World Cup 2022: Morocco's dream run wins support in regional rival Algeria
The Atlas Lions have emerged as the story of the tournament, and whatever happens over the course of 90 minutes at Al Bayt Stadium on Wednesday, they will have the whole of Africa and the Arabic-speaking world cheering them on when they square up against defending champions France.
Up until a few weeks ago, you would have been hard-pressed to find public support for the Moroccan team in its neighbour and geopolitical rival, Algeria. But after dispatching three tournament favourites in Belgium, Spain and Portugal, the Atlas Lions have gone from outsiders to underdogs - and now contenders.
Many ordinary Algerians have cheered their neighbour's success in a genuine spirit of North African solidarity, despite the countries having severed diplomatic relations in August 2021.
"We used to be a single people. Despite the old political disputes, both populations have remained closed to each other," Mehdi, a 44-year-old entrepreneur who has a personal connection to Morocco, told Middle East Eye.
The two countries differ most bitterly over the disputed territory of Western Sahara, seen by Morocco as its own but where Algeria backs an armed independence movement.
There have been other disputes too, including over Morocco's normalisation of ties with Israel and allegations of spying. This year there were even arguments over the design of an Algerian football shirt.
With Morocco now due to play France, the former colonial power that ruled both countries and is home to hundreds of thousands of people claiming North African heritage, the stakes for North African football fans have risen once more.
"It was so obvious to me as a North African person to endorse each African team playing at the World Cup, especially Morocco, our neighbour," Nadia, a 45-year-old doctor, who lives in Algiers, told MEE.

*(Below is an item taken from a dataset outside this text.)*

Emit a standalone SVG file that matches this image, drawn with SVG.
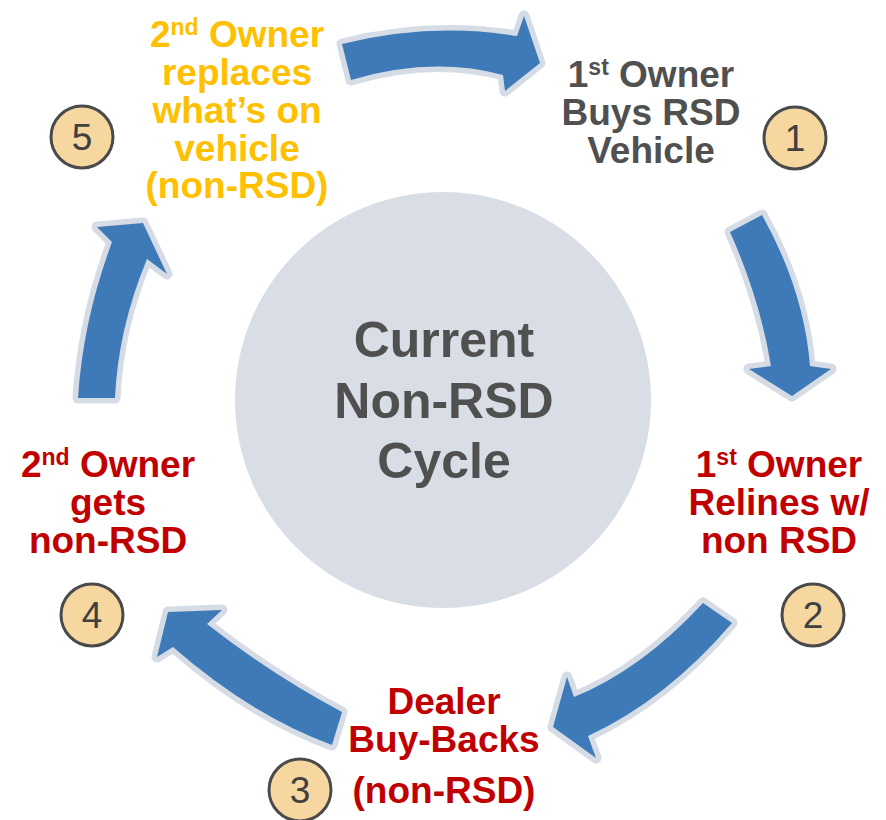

"I am delighted for them," star player Riyad Mahrez told UAE outlet, The National.
Slimane, a 74-year-old former local councillor living in Kabylie, told MEE that cheering for the Moroccan national team made "perfect sense".
"Morocco is our torchbearer in this tournament. I shed tears of joy at the end of the game against Portugal. We are more than neighbours, we are Berber brothers," he added.
Morocco's performances have won praise from Palestinians since the players and many of their supporters expressed solidarity on and off the field with their plight during the World Cup.
Palestinian flags have featured regularly among Morocco's supporters and some of the players unfurled Palestinian flags on the field after they defeated Spain in the quarter-finals.
While France is heavily favoured to win in Wednesday's clash, the Moroccan team has managed to defy the odds.
The Atlas Lions' defence has been virtually watertight, conceding only once - an own goal against Canada - in their five matches, but on Wednesday will have to contend with the tournament's leading scorer Kylian Mbappe along with Olivier Giroud and Antoine Griezmann, who was in sublime form in Les Bleus quarter-final win over England.
For Slimane, whatever the outcome of the game, in his eyes Morocco had already made history.
"The Moroccan players have a date with destiny against France to reach the final, but they have already become sporting icons and legends," he added.